You know, there’s a shopping center not far from my house – where the song kind of came from. You drive in there and in the evenings, it’s the best place in town to see the sunset. It’s amazing. But the foreground is just… Hell. I’m sure it was once filled with all these stores that are seemingly full of beautiful things, but then it’s just going to go away and the sunset’s going to continue to beat it every time. Nothing can out-glitz a beautiful sunset. We build all this shit to compete for people’s attention, but the sunset’s going to win for another 2 billion years.
So, yeah, there’s a bleakness to the album…
Yeah, it unintentionally turned into that. After it was all done, I was stoked on everything and then I go to listen to the masters and I’m like, “man, this is a downer” [Laughs]. But whatever, that’s just what happened.

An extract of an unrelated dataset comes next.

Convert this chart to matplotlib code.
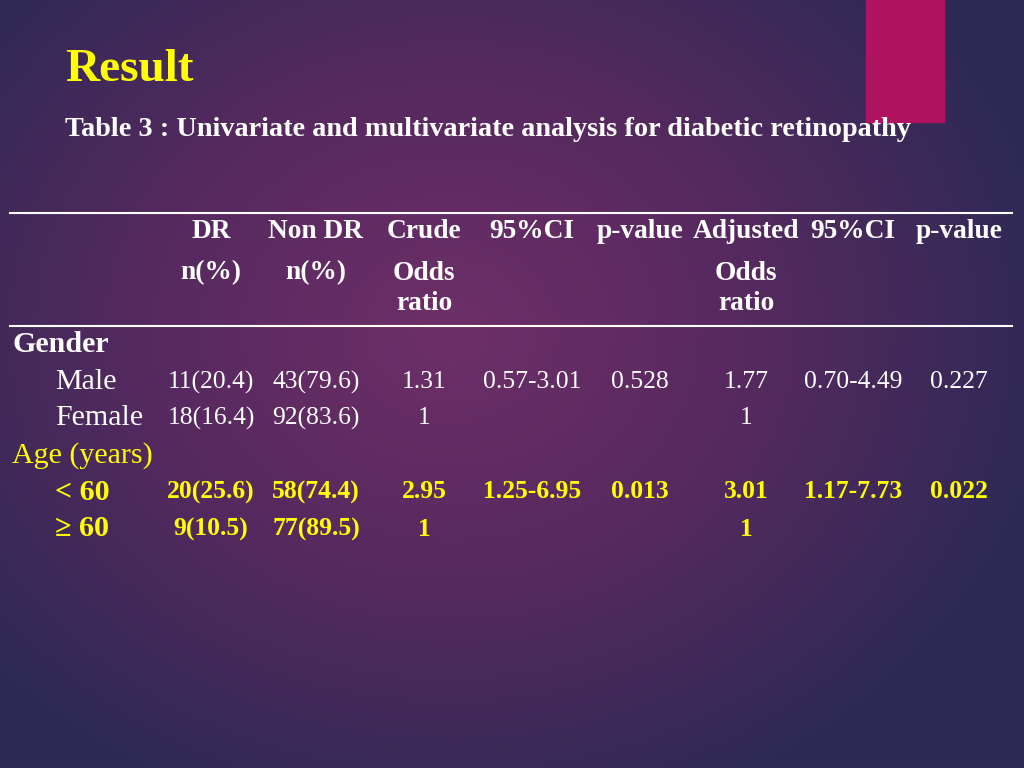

I actually stumbled on this thought of how people are always talking about living in the present moment. And then you look out, look around and things are so – like we’re saying – you know, empty shopping centers and materialistic Hell everywhere. And it’s like, well, if the present circumstances threaten the future – which our present circumstances certainly do, environmentally – then doesn’t that just essentially annihilate the present moment? It’s a horrible thought. But it’s also kind of a reality. So, you kind of get caught in the cycle of like “oh, let’s live in the present moment,” but this is not good. So, it sucks man, ’cause I’ve got kids and shit so I try not to dwell on that or think that way. But that’s what art and music is for, to kind of expel some of that. So, that’s kind of why the record turned out the way it did.

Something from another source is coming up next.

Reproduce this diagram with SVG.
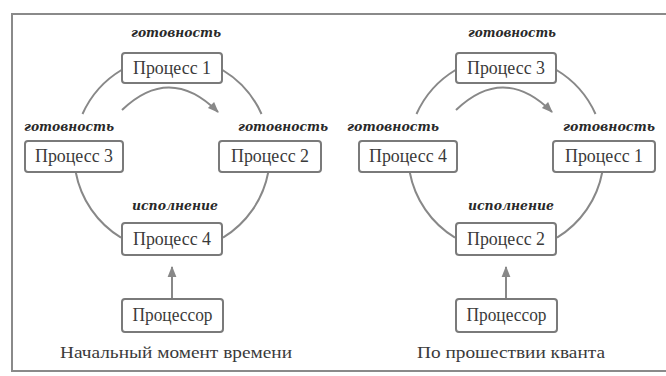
<svg xmlns="http://www.w3.org/2000/svg" width="666" height="376" viewBox="0 0 666 376">
<defs>
<style>
.box{fill:#fff;stroke:#7a7a7a;stroke-width:2}
.t{font-family:"Liberation Serif","Times New Roman",serif;font-size:18px;fill:#3a3a3a;text-anchor:middle}
.lbl{font-family:"DejaVu Serif",serif;font-size:12px;font-weight:bold;font-style:italic;fill:#2a2a2a;text-anchor:middle}
.cap{font-family:"Liberation Serif","Times New Roman",serif;font-size:17px;fill:#3a3a3a;text-anchor:middle}
.arc{fill:none;stroke:#888;stroke-width:2}
</style>
<marker id="ah2" viewBox="0 0 10 10" refX="9" refY="5" markerWidth="11" markerHeight="11" orient="auto" markerUnits="userSpaceOnUse">
<path d="M0,1 L10,5 L0,9 z" fill="#888"/>
</marker>
</defs>
<rect x="0" y="0" width="666" height="376" fill="#fff"/>
<rect x="12" y="14" width="680" height="357" fill="#fff" stroke="#8a8a8a" stroke-width="2"/>

<g id="left">
<g id="connectors-left">
<path class="arc" d="M222.5,70 A98,98 0 0 1 261.5,114"/>
<path class="arc" d="M268.3,172 A98,98 0 0 1 223,237.7"/>
<path class="arc" d="M121.5,70 A98,98 0 0 0 82.5,114"/>
<path class="arc" d="M75.7,172 A98,98 0 0 0 121,237.7"/>
<path class="arc" d="M122,110 Q170,64 218,112" marker-end="url(#ah2)"/>
<path class="arc" d="M172,298 L172,267" marker-end="url(#ah2)"/>
</g>
<g id="L-p1"><rect class="box" x="122" y="53" width="100" height="30" rx="3"/><text class="t" x="172" y="74" textLength="78" lengthAdjust="spacingAndGlyphs">Процесс 1</text></g>
<g id="L-p3"><rect class="box" x="25" y="141" width="98" height="31" rx="3"/><text class="t" x="74" y="162" textLength="78" lengthAdjust="spacingAndGlyphs">Процесс 3</text></g>
<g id="L-p2"><rect class="box" x="219" y="141" width="102" height="31" rx="3"/><text class="t" x="270" y="162" textLength="78" lengthAdjust="spacingAndGlyphs">Процесс 2</text></g>
<g id="L-p4"><rect class="box" x="122" y="223" width="100" height="32" rx="3"/><text class="t" x="172" y="245" textLength="78" lengthAdjust="spacingAndGlyphs">Процесс 4</text></g>
<g id="L-cpu"><rect class="box" x="122" y="299" width="101" height="33" rx="3"/><text class="t" x="172.5" y="321" textLength="80" lengthAdjust="spacingAndGlyphs">Процессор</text></g>
<text class="lbl" x="176" y="37" textLength="90" lengthAdjust="spacingAndGlyphs">готовность</text>
<text class="lbl" x="69" y="131" textLength="90" lengthAdjust="spacingAndGlyphs">готовность</text>
<text class="lbl" x="283" y="131" textLength="90" lengthAdjust="spacingAndGlyphs">готовность</text>
<text class="lbl" x="175" y="210" textLength="86" lengthAdjust="spacingAndGlyphs">исполнение</text>
<text class="cap" x="176" y="358" textLength="232" lengthAdjust="spacingAndGlyphs">Начальный момент времени</text>
</g>

<g id="right" transform="translate(334,0)">
<g id="connectors-right">
<path class="arc" d="M222.5,70 A98,98 0 0 1 261.5,114"/>
<path class="arc" d="M268.3,172 A98,98 0 0 1 223,237.7"/>
<path class="arc" d="M121.5,70 A98,98 0 0 0 82.5,114"/>
<path class="arc" d="M75.7,172 A98,98 0 0 0 121,237.7"/>
<path class="arc" d="M122,110 Q170,64 218,112" marker-end="url(#ah2)"/>
<path class="arc" d="M172,298 L172,267" marker-end="url(#ah2)"/>
</g>
<g id="R-p3"><rect class="box" x="122" y="53" width="100" height="30" rx="3"/><text class="t" x="172" y="74" textLength="78" lengthAdjust="spacingAndGlyphs">Процесс 3</text></g>
<g id="R-p4"><rect class="box" x="25" y="141" width="98" height="31" rx="3"/><text class="t" x="74" y="162" textLength="78" lengthAdjust="spacingAndGlyphs">Процесс 4</text></g>
<g id="R-p1"><rect class="box" x="219" y="141" width="102" height="31" rx="3"/><text class="t" x="270" y="162" textLength="78" lengthAdjust="spacingAndGlyphs">Процесс 1</text></g>
<g id="R-p2"><rect class="box" x="122" y="223" width="100" height="32" rx="3"/><text class="t" x="172" y="245" textLength="78" lengthAdjust="spacingAndGlyphs">Процесс 2</text></g>
<g id="R-cpu"><rect class="box" x="122" y="299" width="101" height="33" rx="3"/><text class="t" x="172.5" y="321" textLength="80" lengthAdjust="spacingAndGlyphs">Процессор</text></g>
<text class="lbl" x="178" y="37" textLength="88" lengthAdjust="spacingAndGlyphs">готовность</text>
<text class="lbl" x="59" y="131" textLength="92" lengthAdjust="spacingAndGlyphs">готовность</text>
<text class="lbl" x="275" y="131" textLength="92" lengthAdjust="spacingAndGlyphs">готовность</text>
<text class="lbl" x="177" y="210" textLength="86" lengthAdjust="spacingAndGlyphs">исполнение</text>
<text class="cap" x="177" y="358" textLength="188" lengthAdjust="spacingAndGlyphs">По прошествии кванта</text>
</g>
</svg>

The last track is “Just Pretend Everything Is Fine” and because it’s positioned at the end, it’s almost like an anti-call-to-action. Why end on that note?

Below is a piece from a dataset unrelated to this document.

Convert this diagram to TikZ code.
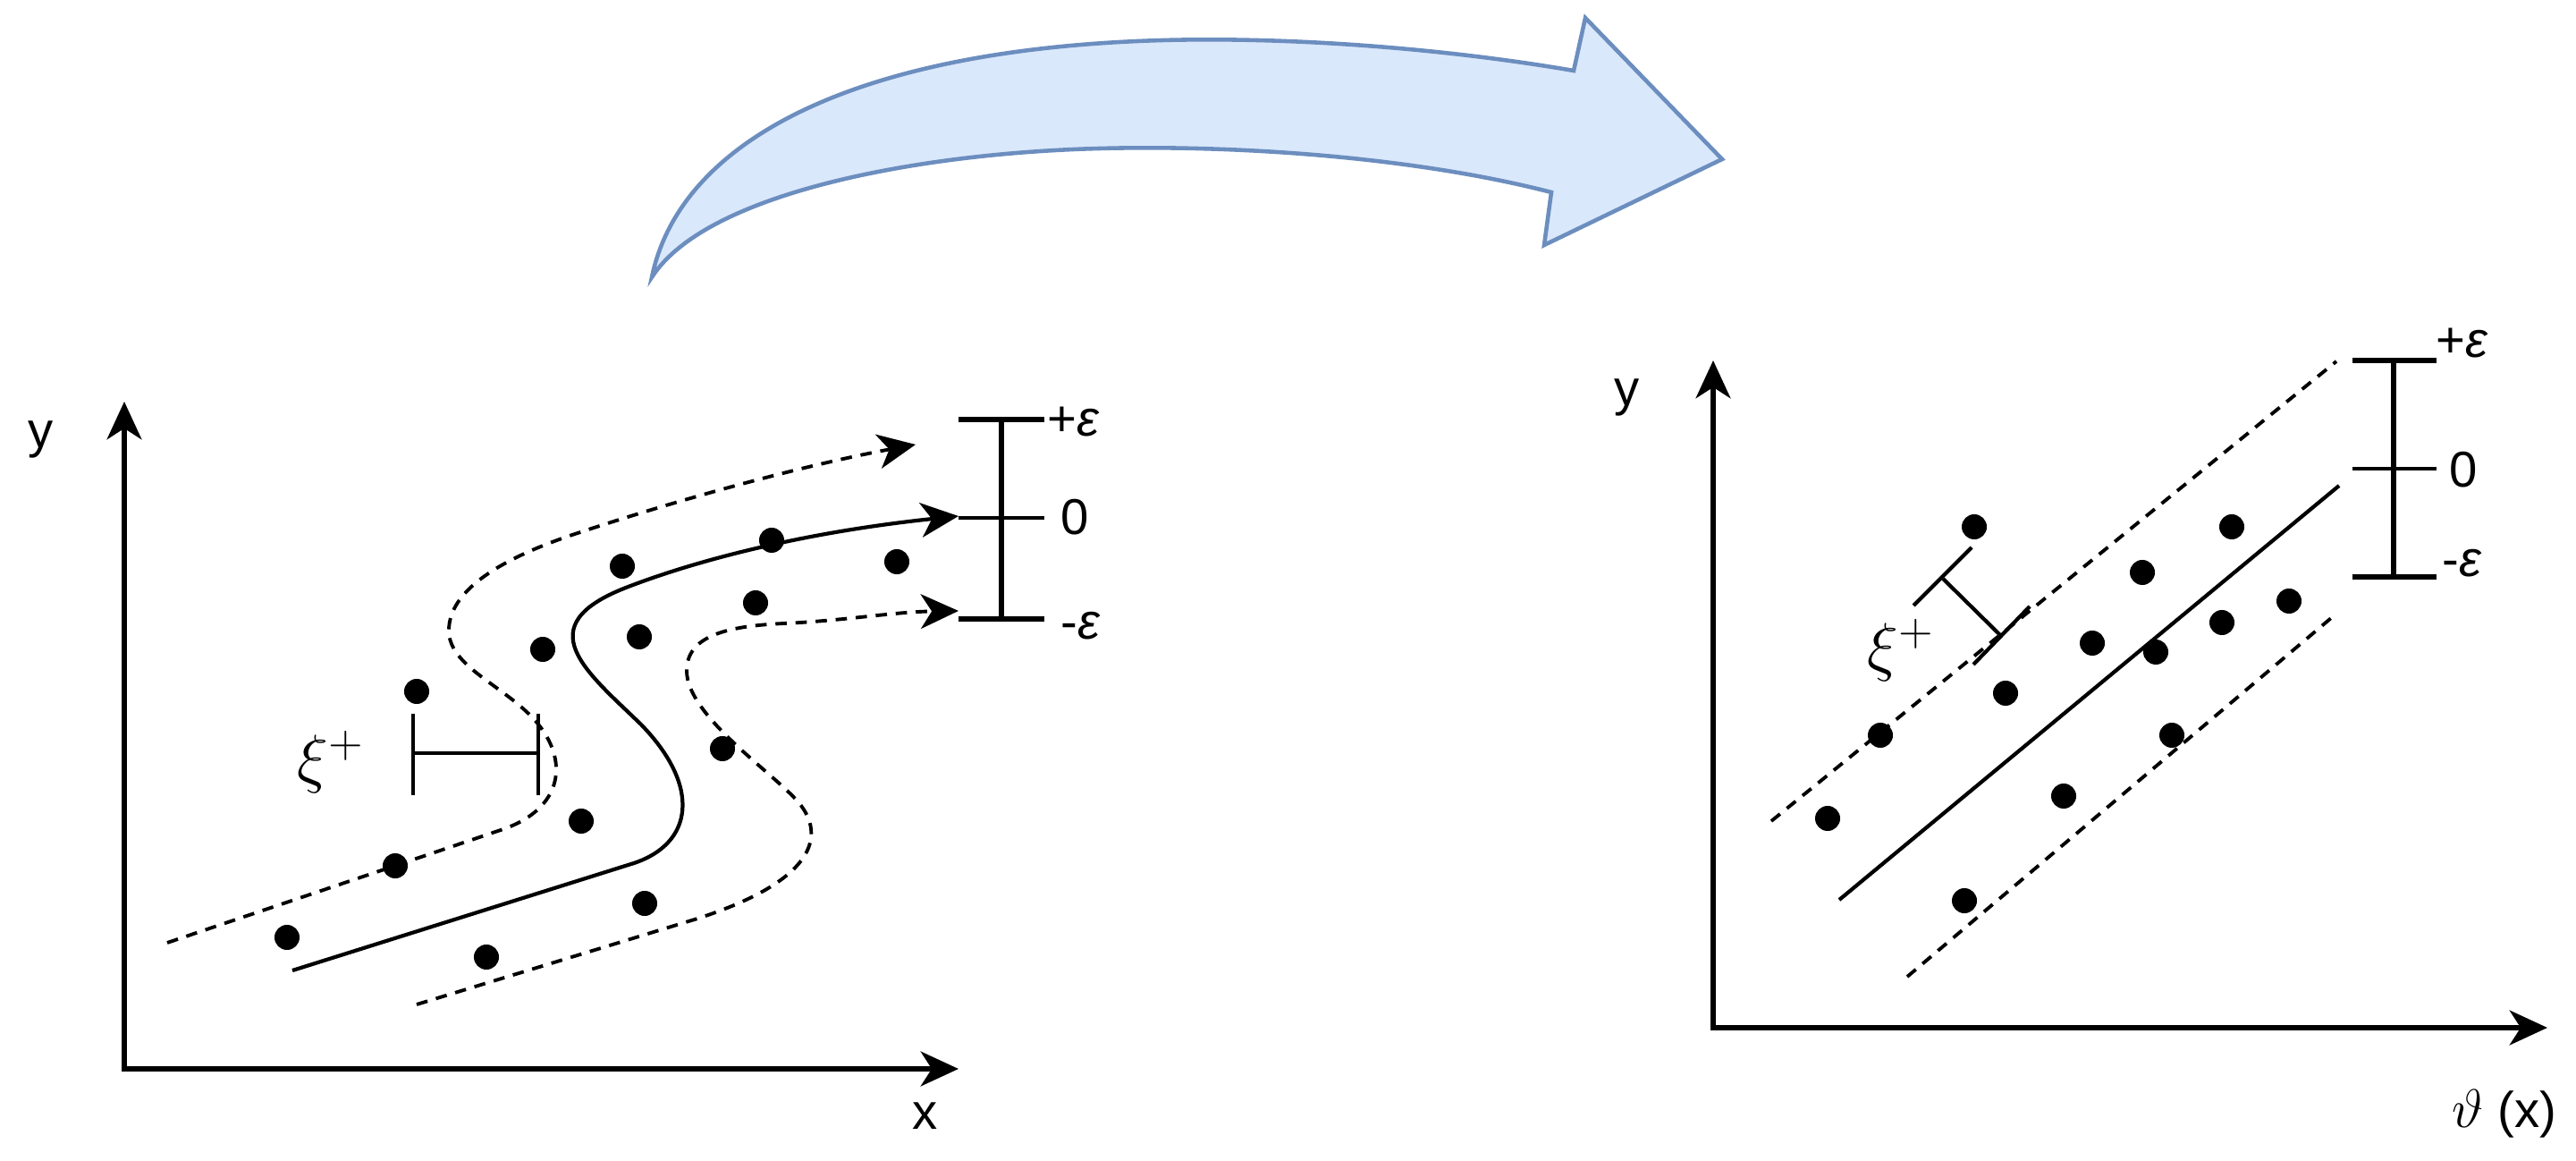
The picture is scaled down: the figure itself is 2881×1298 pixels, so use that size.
\documentclass[tikz,border=0pt]{standalone}
\usepackage{fontspec}
\setmainfont{Liberation Sans}
\usetikzlibrary{arrows.meta}
\definecolor{arrowfill}{HTML}{DAE8FC}
\definecolor{arrowdraw}{HTML}{6C8EBF}
\begin{document}
\begin{tikzpicture}[x=0.01cm,y=-0.01cm,
  tip/.tip={Stealth[length=12pt,width=11pt,inset=3.5pt]},
  axisline/.style={line width=1.7pt,{tip}-{tip},line join=miter},
  curve/.style={line width=1.2pt},
  dashcurve/.style={line width=1.1pt,dash pattern=on 3.6pt off 2.8pt},
  barline/.style={line width=1.7pt},
  thinbar/.style={line width=1.2pt},
  xibar/.style={line width=1.3pt},
  dot/.style={circle,fill=black,inner sep=0pt,minimum size=0.28cm},
  lbl/.style={inner sep=0pt,font=\fontsize{16}{19}\selectfont},
  mathlbl/.style={inner sep=0pt,font=\fontsize{20.74}{24}\selectfont},
  bigarrow/.style={fill=arrowfill,draw=arrowdraw,line width=1.3pt,line join=miter}]
\useasboundingbox (0,0) rectangle (2881,1298);

% ---- big curved arrow
\draw[bigarrow] (729,310) .. controls (760,160) and (950,55) .. (1300,45)
  .. controls (1450,41) and (1620,55) .. (1760,79)
  -- (1773,20) -- (1926,178) -- (1727,274) -- (1735,215)
  .. controls (1580,175) and (1380,162) .. (1230,166)
  .. controls (1030,171) and (790,215) .. (729,310) -- cycle;

% ---- left panel
\coordinate (L0) at (139,1195);
\coordinate (Ly) at (139,449);
\coordinate (Lx) at (1072,1195);
\draw[axisline] (Ly) -- (L0) -- (Lx);
\node[lbl] (Lylab) at (46,491) {y};
\node[lbl] (Lxlab) at (1035,1248) {x};

% solid S curve
\draw[curve,-{tip}] (327,1085) -- (709,965)
  .. controls (775,943) and (785,880) .. (717,810)
  .. controls (655,750) and (590,700) .. (700,657)
  .. controls (780,626) and (900,595) .. (1072,577);
% upper dashed
\draw[dashcurve,-{tip}] (187,1054) -- (560,928)
  .. controls (630,905) and (638,850) .. (598,805)
  .. controls (563,766) and (502,745) .. (502,705)
  .. controls (502,660) and (560,625) .. (640,598)
  .. controls (760,558) and (900,520) .. (1024,497);
% lower dashed
\draw[dashcurve,-{tip}] (466,1123) -- (780,1027)
  .. controls (910,985) and (925,935) .. (893,897)
  .. controls (865,864) and (768,800) .. (768,750)
  .. controls (768,712) and (810,700) .. (877,697)
  .. controls (944,694) and (1000,684) .. (1072,683);

% error bar left
\coordinate (LbT) at (1120,469);
\coordinate (LbB) at (1120,692);
\draw[barline] (LbT) -- (LbB);
\draw[barline] (1072,469) -- (1168,469);
\draw[thinbar] (1072,579) -- (1168,579);
\draw[barline] (1072,692) -- (1168,692);
\node[lbl,anchor=west] (Lpe) at (1171,472) {+\textit{ε}};
\node[lbl] (Lzero) at (1202,578) {0};
\node[lbl,anchor=west] (Lme) at (1186,700) {-\textit{ε}};

% xi bar left
\draw[xibar] (462,798) -- (462,889);
\draw[xibar] (602,798) -- (602,889);
\draw[xibar] (462,842) -- (602,842);
\node[mathlbl] (Lxi) at (370,852) {$\xi^{+}$};

% dots left
\node[dot] (a1) at (321,1048) {};
\node[dot] (a2) at (442,968) {};
\node[dot] (a3) at (466,773) {};
\node[dot] (a4) at (544,1070) {};
\node[dot] (a5) at (607,726) {};
\node[dot] (a6) at (650,918) {};
\node[dot] (a7) at (696,633) {};
\node[dot] (a8) at (715,712) {};
\node[dot] (a9) at (721,1010) {};
\node[dot] (a10) at (808,837) {};
\node[dot] (a11) at (845,674) {};
\node[dot] (a12) at (863,604) {};
\node[dot] (a13) at (1003,628) {};

% ---- right panel
\coordinate (R0) at (1916,1149);
\coordinate (Ry) at (1916,403);
\coordinate (Rx) at (2849,1149);
\draw[axisline] (Ry) -- (R0) -- (Rx);
\node[lbl] (Rylab) at (1820,444) {y};
\node[lbl] (Rxlab) at (2801,1245) {{\fontsize{19}{22}\selectfont$\vartheta$} (x)};

\coordinate (U1) at (1981,918); \coordinate (U2) at (2613,404);
\coordinate (S1) at (2057,1006); \coordinate (S2) at (2616,543);
\coordinate (D1) at (2133,1092); \coordinate (D2) at (2613,686);
\draw[dashcurve] (U1) -- (U2);
\draw[curve] (S1) -- (S2);
\draw[dashcurve] (D1) -- (D2);

% error bar right
\draw[barline] (2677,403) -- (2677,645);
\draw[barline] (2631,403) -- (2725,403);
\draw[thinbar] (2631,524) -- (2725,524);
\draw[barline] (2631,645) -- (2725,645);
\node[lbl,anchor=west] (Rpe) at (2724,384) {+\textit{ε}};
\node[lbl] (Rzero) at (2755,525) {0};
\node[lbl,anchor=west] (Rme) at (2731,630) {-\textit{ε}};

% xi bar right
\draw[thinbar] (2140,677) -- (2205,612);
\draw[thinbar] (2173,647) -- (2237,710);
\draw[thinbar] (2207,743) -- (2270,678);
\node[mathlbl] (Rxi) at (2126,727) {$\xi^{+}$};

% dots right
\node[dot] (b1) at (2208,589) {};
\node[dot] (b2) at (2496,589) {};
\node[dot] (b3) at (2396,640) {};
\node[dot] (b4) at (2560,672) {};
\node[dot] (b5) at (2485,696) {};
\node[dot] (b6) at (2340,719) {};
\node[dot] (b7) at (2411,729) {};
\node[dot] (b8) at (2243,775) {};
\node[dot] (b9) at (2103,822) {};
\node[dot] (b10) at (2429,822) {};
\node[dot] (b11) at (2308,890) {};
\node[dot] (b12) at (2044,915) {};
\node[dot] (b13) at (2197,1007) {};
\end{tikzpicture}
\end{document}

Oh man, it’s just like that final… Well, I like that the song doesn’t sound necessarily bleak, though lyrically it kind of is. And, it’s what we do a lot of the time—just pretend everything’s fine. So, I wanted to put it at the end as one final shrug, to be like, “Oh well, I said all this, but it’s probably not going to mean a damn thing.” It’s just going to be: Scroll on, 18-Wheeler.
Do you think that’s a product of the time we live in? That’s our last resort?
[Laughs.] I hope not. But we’re going to have to do a lot more coming together. I don’t truly feel like we’re on the cusp of complete disaster tomorrow. But we could be. But it could be a good disaster. Maybe it’ll just be like some economic collapse that hopefully only hurts billionaires and millionaires. You know, maybe it’ll be something like that—upper-level economic collapse, that would be fine. But I think the calamities are coming. Hopefully, they just affect those that have the means to navigate around them or we just learn to live in a simpler way.
Yeah, because, if you think about it, I mean all these issues that are coming is only because of the gigantic chasm of divide in our country. That’s just the reality. We’re all in the same storm, but we’re in different boats. If we’re all in the same storm, but in the same boat, then we can all figure it out a little easier.